There are no real controls on this entitlement spending. Congress keeps adding strands to the safety net and once they are part of the fabric nothing can rip them out. Instead, government costs are determined by such outside factors as population growth and aging, birth rates and the state of the economy. As recession drops more people into poverty, federal and state governments have to pay out more and more money.
President Bush and Budget Director Richard Darman have called for "a mechanism that limits the growth in aggregate mandatory spending" to parallel curbs on discretionary spending imposed by the 1990 budget agreement. Otherwise, the sky's the limit. Entitlement costs have gone from $32.3 billion in 1962 to $766 billion for 1993. Medicaid alone is up 17 percent over a year ago, and is crunching both state and federal budgets.
Mr.

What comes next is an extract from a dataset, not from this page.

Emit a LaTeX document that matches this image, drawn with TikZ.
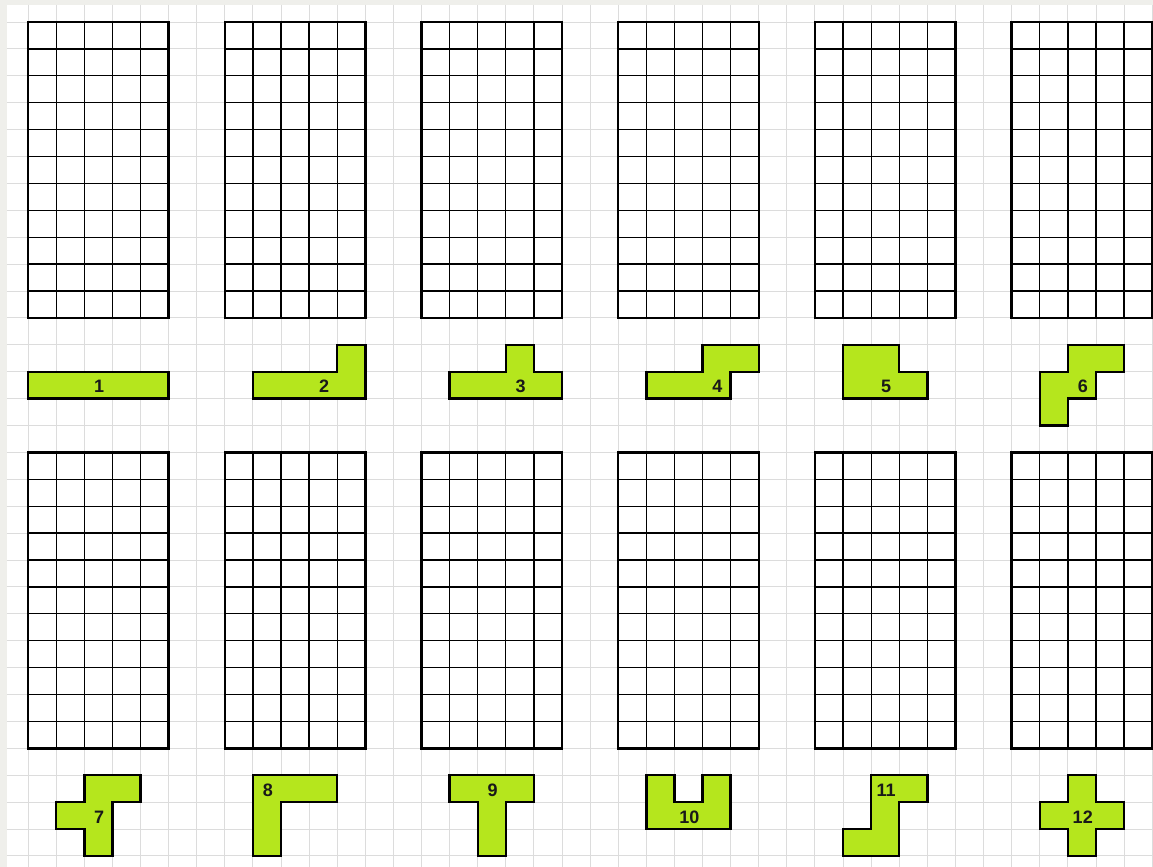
\documentclass[tikz,border=0pt]{standalone}
\usepackage{fontspec}
\setmainfont{Liberation Sans}
\definecolor{limefill}{HTML}{B5E61D}
\definecolor{offwhite}{HTML}{EFEFEB}
\definecolor{bgline}{HTML}{DCDCDC}
\begin{document}
\begin{tikzpicture}[x=28.1pt,y=-26.9pt,
  bggrid/.style={draw=bgline,line width=0.9pt},
  cellline/.style={draw=black,line width=1.3pt},
  gridframe/.style={draw=black,line width=2.4pt},
  piece/.style={fill=limefill,draw=black,line width=2.4pt,line join=miter},
  lbl/.style={font=\fontsize{18}{18}\selectfont\bfseries,text=black!90,inner sep=0pt}]
\useasboundingbox (-1,-0.818) rectangle (40.03,31.41);
\fill[offwhite] (-1,-0.818) rectangle (40.03,31.41);
\fill[white] (-0.751,-0.632) rectangle (40.03,31.41);
% background grid
\foreach \i in {0,...,40} \draw[bggrid] (\i,-0.632) -- (\i,31.41);
\foreach \j in {0,...,31} \draw[bggrid] (-0.751,\j) -- (40.03,\j);
% answer grids
\foreach \c in {0,...,5} {
  \foreach \r in {0,16} {
    \foreach \k in {1,...,4} \draw[cellline] (7*\c+\k,\r) -- ++(0,11);
    \foreach \k in {1,...,10} \draw[cellline] (7*\c,\r+\k) -- ++(5,0);
    \draw[gridframe] (7*\c,\r) rectangle (7*\c+5,\r+11);
  }
}
% pieces, top row
\draw[piece] (0,13) -- (5,13) -- (5,14) -- (0,14) -- cycle;
\draw[piece] (8,13) -- (11,13) -- (11,12) -- (12,12) -- (12,14) -- (8,14) -- cycle;
\draw[piece] (15,13) -- (17,13) -- (17,12) -- (18,12) -- (18,13) -- (19,13) -- (19,14) -- (15,14) -- cycle;
\draw[piece] (22,13) -- (24,13) -- (24,12) -- (26,12) -- (26,13) -- (25,13) -- (25,14) -- (22,14) -- cycle;
\draw[piece] (29,12) -- (31,12) -- (31,13) -- (32,13) -- (32,14) -- (29,14) -- cycle;
\draw[piece] (37,12) -- (39,12) -- (39,13) -- (38,13) -- (38,14) -- (37,14) -- (37,15) -- (36,15) -- (36,13) -- (37,13) -- cycle;
% pieces, bottom row
\draw[piece] (2,28) -- (4,28) -- (4,29) -- (3,29) -- (3,31) -- (2,31) -- (2,30) -- (1,30) -- (1,29) -- (2,29) -- cycle;
\draw[piece] (8,28) -- (11,28) -- (11,29) -- (9,29) -- (9,31) -- (8,31) -- cycle;
\draw[piece] (15,28) -- (18,28) -- (18,29) -- (17,29) -- (17,31) -- (16,31) -- (16,29) -- (15,29) -- cycle;
\draw[piece] (22,28) -- (23,28) -- (23,29) -- (24,29) -- (24,28) -- (25,28) -- (25,30) -- (22,30) -- cycle;
\draw[piece] (30,28) -- (32,28) -- (32,29) -- (31,29) -- (31,31) -- (29,31) -- (29,30) -- (30,30) -- cycle;
\draw[piece] (37,28) -- (38,28) -- (38,29) -- (39,29) -- (39,30) -- (38,30) -- (38,31) -- (37,31) -- (37,30) -- (36,30) -- (36,29) -- (37,29) -- cycle;
% labels
\node[lbl] (l1) at (2.53,13.55) {1};
\node[lbl] (l2) at (10.53,13.55) {2};
\node[lbl] (l3) at (17.53,13.55) {3};
\node[lbl] (l4) at (24.53,13.55) {4};
\node[lbl] (l5) at (30.53,13.55) {5};
\node[lbl] (l6) at (37.53,13.55) {6};
\node[lbl] (l7) at (2.53,29.55) {7};
\node[lbl] (l8) at (8.53,28.55) {8};
\node[lbl] (l9) at (16.53,28.55) {9};
\node[lbl] (l10) at (23.53,29.55) {10};
\node[lbl] (l11) at (30.53,28.55) {11};
\node[lbl] (l12) at (37.53,29.55) {12};
\end{tikzpicture}
\end{document}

Darman estimates that if entitlement costs merely reflected population growth and the inflation rate, projected mandatory government spending in the next five years would be reduced by a "shocking" $390 billion -- perhaps enough to bring the budget into balance. Even with a few softening add-ons, this is just not enough for some free-spending Democrats. They portray such controls as evidence of Republican callousness but neglect to point out how stratospheric deficits skew distribution of wealth in favor of the rich.
We have no illusions that health-care reform or health-care financing will be responsibly dealt with by the Washington establishment in this campaign year. But just to get these subjects on the national agenda will be an accomplishment. They cannot be bypassed much longer.